**Data lines**
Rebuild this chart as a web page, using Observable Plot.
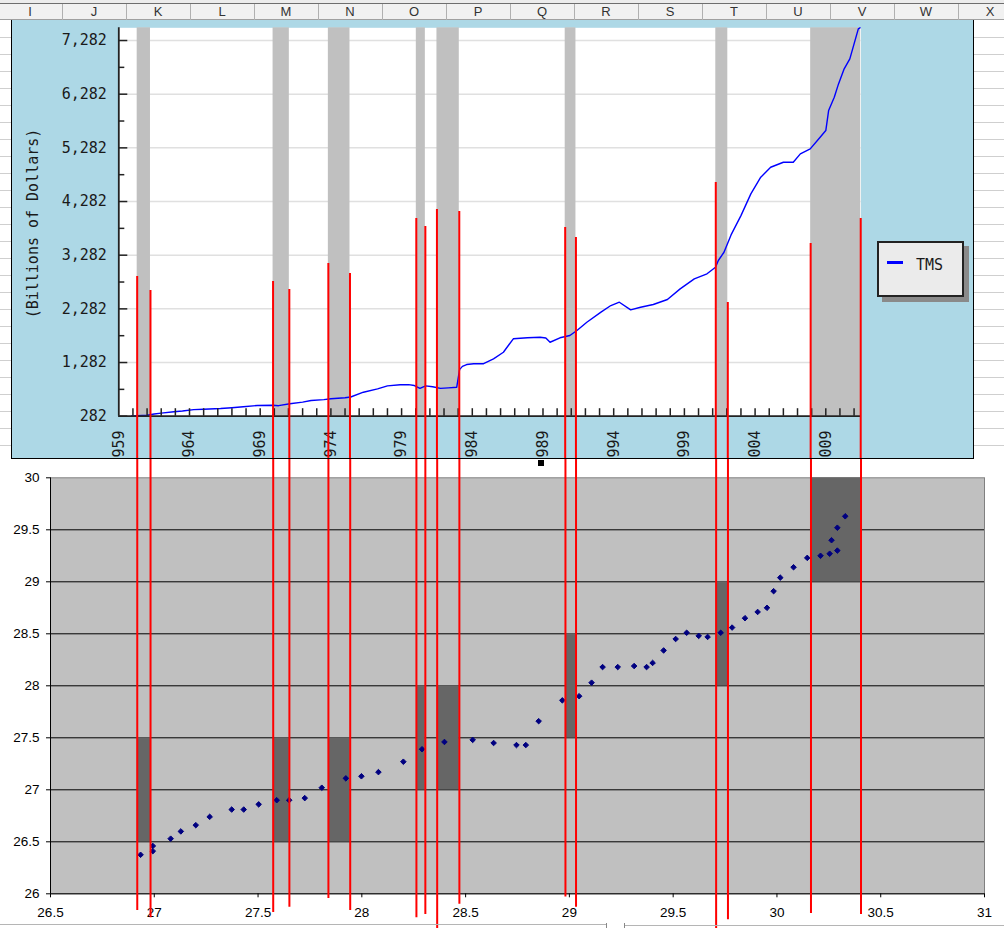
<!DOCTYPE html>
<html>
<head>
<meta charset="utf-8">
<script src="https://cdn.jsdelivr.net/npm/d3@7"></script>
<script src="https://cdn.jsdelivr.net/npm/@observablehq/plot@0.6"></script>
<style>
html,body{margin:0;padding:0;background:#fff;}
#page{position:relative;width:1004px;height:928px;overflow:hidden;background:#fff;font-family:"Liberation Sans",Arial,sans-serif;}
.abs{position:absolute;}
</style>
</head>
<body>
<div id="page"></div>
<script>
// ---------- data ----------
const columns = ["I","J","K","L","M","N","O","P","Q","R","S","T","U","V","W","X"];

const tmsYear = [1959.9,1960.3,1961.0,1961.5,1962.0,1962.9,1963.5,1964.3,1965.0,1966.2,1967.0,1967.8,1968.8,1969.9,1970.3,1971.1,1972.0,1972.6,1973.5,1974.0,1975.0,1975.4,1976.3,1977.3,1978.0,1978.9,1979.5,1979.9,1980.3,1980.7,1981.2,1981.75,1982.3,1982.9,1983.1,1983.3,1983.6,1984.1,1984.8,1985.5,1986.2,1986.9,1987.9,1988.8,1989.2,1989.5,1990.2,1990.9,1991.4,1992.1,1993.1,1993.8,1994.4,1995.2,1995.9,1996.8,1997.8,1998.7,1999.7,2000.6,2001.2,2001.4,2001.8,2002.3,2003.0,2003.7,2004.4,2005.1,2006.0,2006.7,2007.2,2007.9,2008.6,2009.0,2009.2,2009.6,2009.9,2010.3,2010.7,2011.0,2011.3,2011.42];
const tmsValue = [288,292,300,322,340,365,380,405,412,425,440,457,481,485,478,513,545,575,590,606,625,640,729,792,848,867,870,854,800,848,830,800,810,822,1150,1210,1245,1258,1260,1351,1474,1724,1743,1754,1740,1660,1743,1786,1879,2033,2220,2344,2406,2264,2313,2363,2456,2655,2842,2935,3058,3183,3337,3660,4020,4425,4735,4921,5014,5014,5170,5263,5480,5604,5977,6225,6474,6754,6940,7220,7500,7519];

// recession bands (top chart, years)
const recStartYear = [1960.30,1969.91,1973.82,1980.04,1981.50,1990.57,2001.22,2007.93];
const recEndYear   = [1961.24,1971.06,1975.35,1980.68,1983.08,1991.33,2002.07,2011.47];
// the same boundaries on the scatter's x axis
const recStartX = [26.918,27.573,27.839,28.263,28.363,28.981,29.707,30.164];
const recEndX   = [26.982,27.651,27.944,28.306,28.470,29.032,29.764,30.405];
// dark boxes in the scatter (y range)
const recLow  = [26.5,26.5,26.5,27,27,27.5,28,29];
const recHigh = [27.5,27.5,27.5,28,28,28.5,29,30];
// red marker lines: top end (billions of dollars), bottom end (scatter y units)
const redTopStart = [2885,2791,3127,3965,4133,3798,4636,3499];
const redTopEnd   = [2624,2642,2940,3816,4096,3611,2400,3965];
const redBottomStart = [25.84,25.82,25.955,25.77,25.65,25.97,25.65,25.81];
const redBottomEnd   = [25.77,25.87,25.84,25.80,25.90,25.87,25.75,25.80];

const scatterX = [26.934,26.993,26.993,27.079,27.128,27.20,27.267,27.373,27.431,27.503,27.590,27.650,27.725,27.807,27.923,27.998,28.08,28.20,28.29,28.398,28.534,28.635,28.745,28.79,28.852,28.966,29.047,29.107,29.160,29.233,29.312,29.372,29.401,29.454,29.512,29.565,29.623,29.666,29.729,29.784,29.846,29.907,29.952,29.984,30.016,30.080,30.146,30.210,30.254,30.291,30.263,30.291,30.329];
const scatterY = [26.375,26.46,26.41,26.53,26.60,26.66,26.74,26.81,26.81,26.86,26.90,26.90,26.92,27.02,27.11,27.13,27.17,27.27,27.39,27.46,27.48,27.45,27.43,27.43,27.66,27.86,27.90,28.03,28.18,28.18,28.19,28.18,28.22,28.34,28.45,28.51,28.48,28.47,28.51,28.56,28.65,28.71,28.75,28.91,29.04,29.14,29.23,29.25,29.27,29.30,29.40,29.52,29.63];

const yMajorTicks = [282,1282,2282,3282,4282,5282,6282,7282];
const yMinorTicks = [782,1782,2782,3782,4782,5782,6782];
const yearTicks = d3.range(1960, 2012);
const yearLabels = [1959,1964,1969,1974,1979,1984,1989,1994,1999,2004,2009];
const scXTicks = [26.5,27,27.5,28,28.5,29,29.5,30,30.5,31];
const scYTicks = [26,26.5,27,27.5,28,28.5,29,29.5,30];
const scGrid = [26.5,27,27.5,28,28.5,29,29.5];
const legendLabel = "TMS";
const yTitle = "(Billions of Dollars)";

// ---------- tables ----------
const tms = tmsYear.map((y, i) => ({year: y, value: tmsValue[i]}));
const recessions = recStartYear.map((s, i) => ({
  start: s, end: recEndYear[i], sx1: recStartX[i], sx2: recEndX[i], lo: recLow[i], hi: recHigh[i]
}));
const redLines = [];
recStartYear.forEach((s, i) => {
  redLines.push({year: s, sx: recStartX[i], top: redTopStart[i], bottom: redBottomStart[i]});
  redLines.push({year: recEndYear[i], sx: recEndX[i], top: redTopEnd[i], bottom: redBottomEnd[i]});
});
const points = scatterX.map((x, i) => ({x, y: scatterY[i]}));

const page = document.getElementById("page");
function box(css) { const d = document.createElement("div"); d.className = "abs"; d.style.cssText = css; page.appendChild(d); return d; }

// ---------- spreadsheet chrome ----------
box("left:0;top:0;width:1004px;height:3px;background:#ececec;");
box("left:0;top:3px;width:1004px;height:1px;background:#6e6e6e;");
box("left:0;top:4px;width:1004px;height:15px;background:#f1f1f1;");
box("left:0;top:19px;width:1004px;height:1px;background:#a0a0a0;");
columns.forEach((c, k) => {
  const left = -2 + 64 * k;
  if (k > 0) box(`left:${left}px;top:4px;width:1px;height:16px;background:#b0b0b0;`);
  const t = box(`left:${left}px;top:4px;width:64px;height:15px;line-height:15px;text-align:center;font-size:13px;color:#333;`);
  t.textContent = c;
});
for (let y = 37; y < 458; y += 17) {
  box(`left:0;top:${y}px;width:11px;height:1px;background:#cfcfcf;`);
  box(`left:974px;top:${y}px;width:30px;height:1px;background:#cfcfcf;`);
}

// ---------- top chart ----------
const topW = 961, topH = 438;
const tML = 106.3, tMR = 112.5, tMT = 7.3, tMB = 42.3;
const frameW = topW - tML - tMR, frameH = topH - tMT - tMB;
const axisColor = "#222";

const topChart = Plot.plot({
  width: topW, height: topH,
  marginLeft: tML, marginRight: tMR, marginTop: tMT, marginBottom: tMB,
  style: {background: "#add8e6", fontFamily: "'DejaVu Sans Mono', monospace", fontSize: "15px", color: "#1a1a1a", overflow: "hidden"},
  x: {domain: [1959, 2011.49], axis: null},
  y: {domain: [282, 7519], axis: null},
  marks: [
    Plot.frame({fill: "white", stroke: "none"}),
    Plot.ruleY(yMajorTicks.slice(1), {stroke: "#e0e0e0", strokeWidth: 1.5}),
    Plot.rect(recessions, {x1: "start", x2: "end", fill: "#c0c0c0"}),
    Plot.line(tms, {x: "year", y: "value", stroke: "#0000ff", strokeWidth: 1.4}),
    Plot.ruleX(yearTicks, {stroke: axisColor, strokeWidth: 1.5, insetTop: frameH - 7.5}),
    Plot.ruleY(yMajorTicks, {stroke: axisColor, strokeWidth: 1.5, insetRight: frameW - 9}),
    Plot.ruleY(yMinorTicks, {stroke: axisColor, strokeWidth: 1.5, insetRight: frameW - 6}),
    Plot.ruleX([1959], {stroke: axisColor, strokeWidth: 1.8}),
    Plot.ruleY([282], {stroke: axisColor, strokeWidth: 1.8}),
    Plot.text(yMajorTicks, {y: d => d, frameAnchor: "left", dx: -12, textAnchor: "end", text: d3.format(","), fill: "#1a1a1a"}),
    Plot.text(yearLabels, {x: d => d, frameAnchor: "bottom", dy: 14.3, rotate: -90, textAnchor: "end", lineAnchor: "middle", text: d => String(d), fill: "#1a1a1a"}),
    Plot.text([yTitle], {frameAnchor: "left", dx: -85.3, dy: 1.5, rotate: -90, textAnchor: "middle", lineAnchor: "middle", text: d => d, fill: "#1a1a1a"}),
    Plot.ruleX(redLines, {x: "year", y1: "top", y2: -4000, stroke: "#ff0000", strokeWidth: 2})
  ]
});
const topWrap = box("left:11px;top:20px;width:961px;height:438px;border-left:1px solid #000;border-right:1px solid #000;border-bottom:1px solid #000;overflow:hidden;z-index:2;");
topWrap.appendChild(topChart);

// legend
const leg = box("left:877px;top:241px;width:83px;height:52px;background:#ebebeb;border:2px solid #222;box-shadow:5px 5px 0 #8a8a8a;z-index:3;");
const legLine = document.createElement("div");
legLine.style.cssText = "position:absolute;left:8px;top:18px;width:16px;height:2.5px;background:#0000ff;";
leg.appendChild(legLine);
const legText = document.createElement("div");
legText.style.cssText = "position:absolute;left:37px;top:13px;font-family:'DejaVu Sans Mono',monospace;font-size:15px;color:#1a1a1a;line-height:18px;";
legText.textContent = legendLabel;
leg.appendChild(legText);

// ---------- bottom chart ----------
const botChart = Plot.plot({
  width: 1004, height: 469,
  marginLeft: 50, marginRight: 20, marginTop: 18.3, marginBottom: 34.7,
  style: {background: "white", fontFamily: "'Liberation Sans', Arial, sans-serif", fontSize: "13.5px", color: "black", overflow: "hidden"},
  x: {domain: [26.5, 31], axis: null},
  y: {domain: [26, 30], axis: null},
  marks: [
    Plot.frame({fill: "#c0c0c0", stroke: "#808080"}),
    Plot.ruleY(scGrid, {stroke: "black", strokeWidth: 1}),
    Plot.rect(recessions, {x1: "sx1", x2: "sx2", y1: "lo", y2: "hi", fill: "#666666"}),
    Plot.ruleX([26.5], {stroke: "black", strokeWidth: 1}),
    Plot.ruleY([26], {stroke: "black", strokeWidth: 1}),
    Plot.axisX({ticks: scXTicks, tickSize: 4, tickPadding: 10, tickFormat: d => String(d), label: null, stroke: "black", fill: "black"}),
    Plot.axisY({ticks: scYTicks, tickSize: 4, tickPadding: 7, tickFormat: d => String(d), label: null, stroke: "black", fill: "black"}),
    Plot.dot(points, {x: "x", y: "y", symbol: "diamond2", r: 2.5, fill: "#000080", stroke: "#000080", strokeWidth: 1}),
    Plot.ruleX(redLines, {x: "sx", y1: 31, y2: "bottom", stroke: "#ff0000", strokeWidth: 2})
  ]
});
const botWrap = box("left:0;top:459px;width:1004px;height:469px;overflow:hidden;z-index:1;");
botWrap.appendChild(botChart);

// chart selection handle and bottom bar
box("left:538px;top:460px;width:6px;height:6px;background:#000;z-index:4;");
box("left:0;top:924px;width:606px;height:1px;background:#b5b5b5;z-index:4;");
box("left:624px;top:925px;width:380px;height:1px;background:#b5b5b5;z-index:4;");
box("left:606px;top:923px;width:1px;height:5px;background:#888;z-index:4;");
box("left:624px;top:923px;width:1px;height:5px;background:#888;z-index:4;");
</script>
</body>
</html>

**Directions**
In the listing, find each line with the string "page" and copy it.

**The solution**
Rebuild this chart as a web page, using Observable Plot.
#page{position:relative;width:1004px;height:928px;overflow:hidden;background:#fff;font-family:"Liberation Sans",Arial,sans-serif;}
<div id="page"></div>
const page = document.getElementById("page");
function box(css) { const d = document.createElement("div"); d.className = "abs"; d.style.cssText = css; page.appendChild(d); return d; }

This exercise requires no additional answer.